Work the Way You Have to Work

I’m finicky about how I write. I need good lighting, a decent keyboard and a good space to work in with no distractions and no interruptions. For years I argued with myself about this, trying to talk myself into writing under bad conditions. Then I finally gave in and bought a folding table, folding chair, and floor lamp. The day I first used my floor lamp I cranked out one of these essays. No amount of self-motivation talk worked to get me over the hurdle — all it took was a floor lamp instead of the crappy overhead light. With the right setup I did more in a month than I had in years.

This goes against all the self-help advice you have read. You know the formula: The author describes a hopeless situation, then tells you how Oprah or someone managed to overcome that so what’s your excuse. What they leave out is how many people were unable to overcome those obstacles and thus you have never heard of them. You don’t get extra credit for doing it the hard way. Do you care what drugs your favorite team’s players took to win the Super Bowl? Neither does anyone else. You know what you need, and if you don’t know, find out. I discovered, much to my surprise, that listening to some kinds of music helps me write. So I do that now.

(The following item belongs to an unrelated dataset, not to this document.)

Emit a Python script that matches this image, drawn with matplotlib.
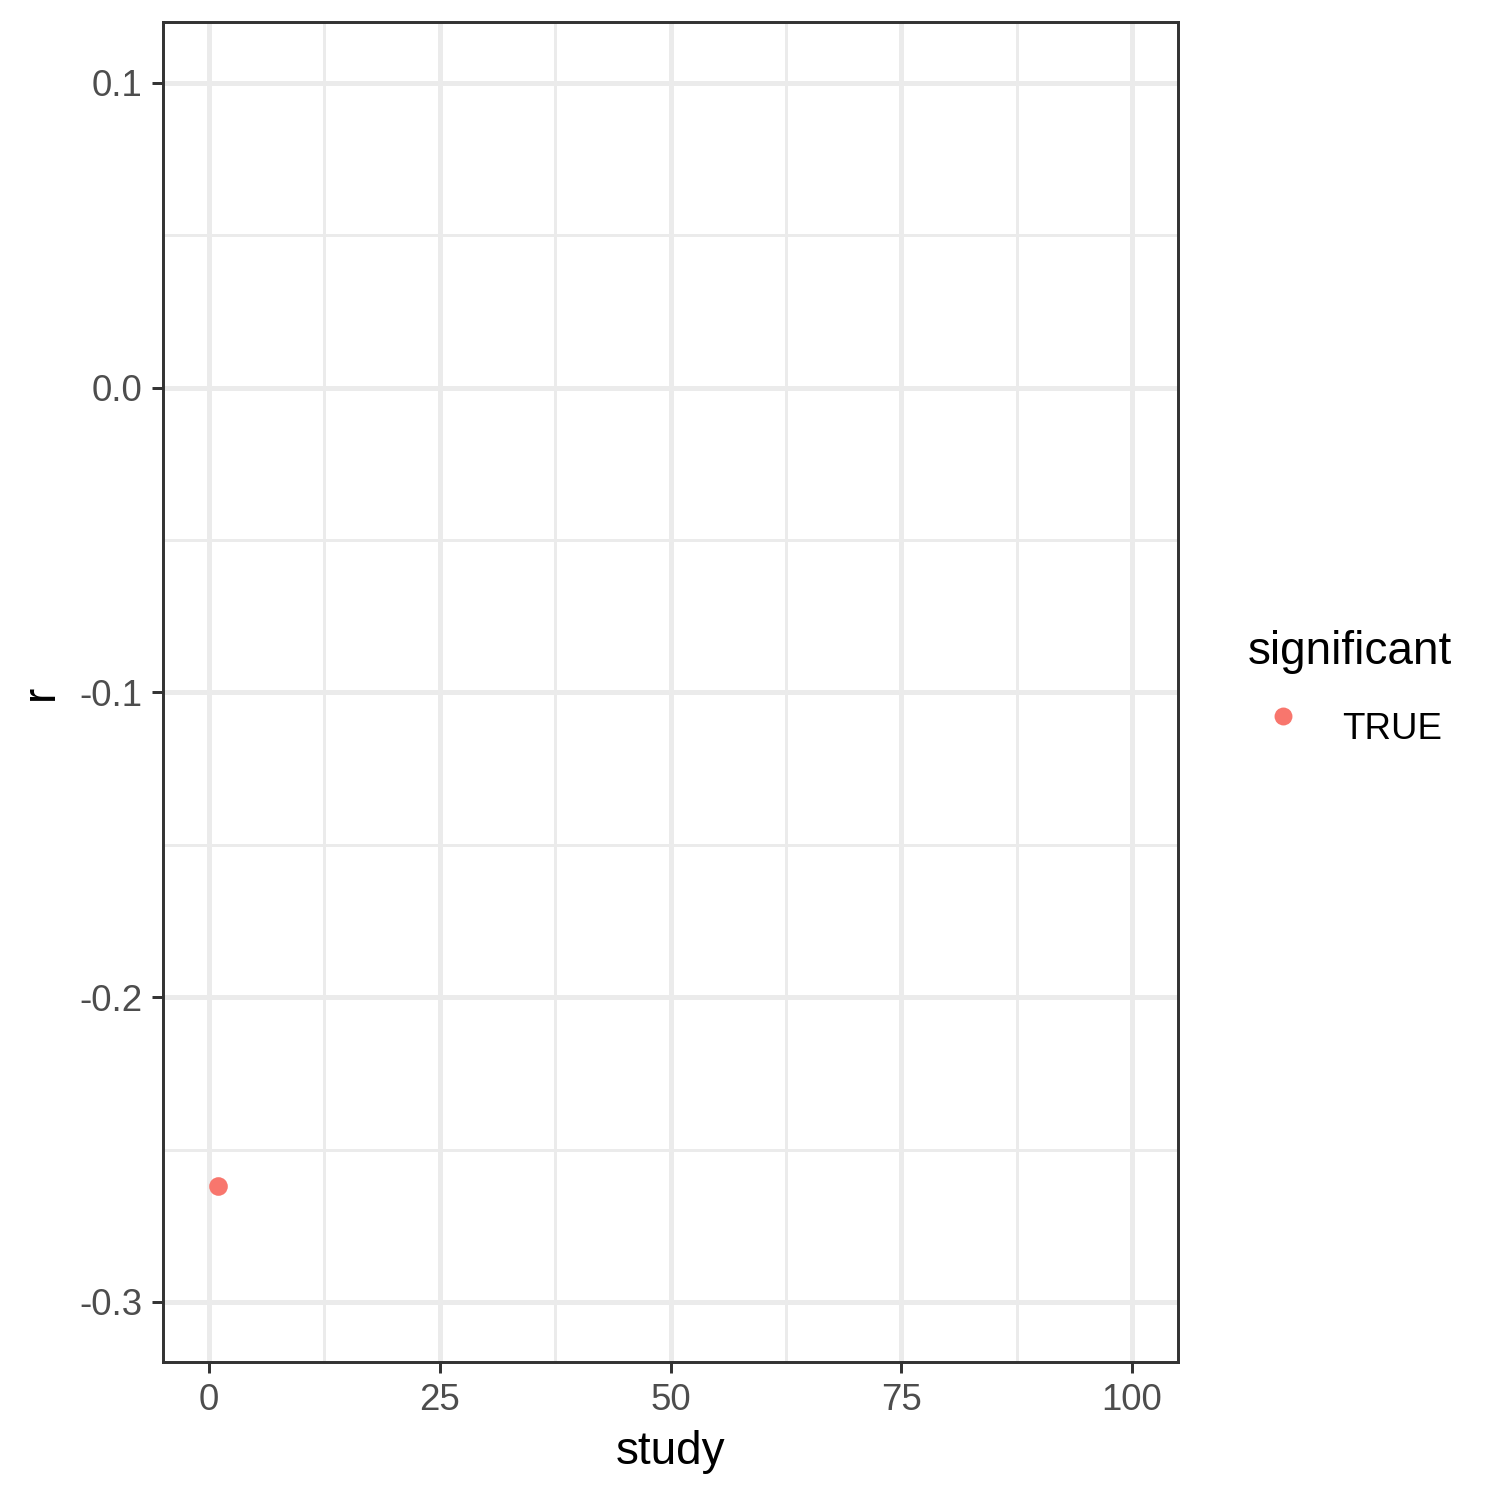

Yes, Liam, we all know that Ray Bradbury wrote Fahrenheit 451 in the basement of the library at 10 cents per half hour with typewriters pounding away all around him. If you can do that, great. But I can’t, and neither can most people. Don’t let the lack of a set of earplugs ruin your day and your life, by letting work that could be done not get done. Do what you have to do to get it done.

There are no merit badges, no points in heaven, no sainthood for making yourself suffer. Just go ahead and do it the way you, you uniquely, have to do it. If you need a frothy mug of cocoa with the little marshmallows, not the cheap ones that are hard as rocks but the good ones that get nice and gooey, in the blue mug, the one you ganked from your roommate because it feels so nice in your hands, and to listen to techno remixes of Popcorn in order to write your killer app, then so be it. Make that your routine. No one will know what it took if the work is good, and no will care or even know what your excuse is if it isn’t. As the author Harry Crews said, do what you have to do to get where you need to go.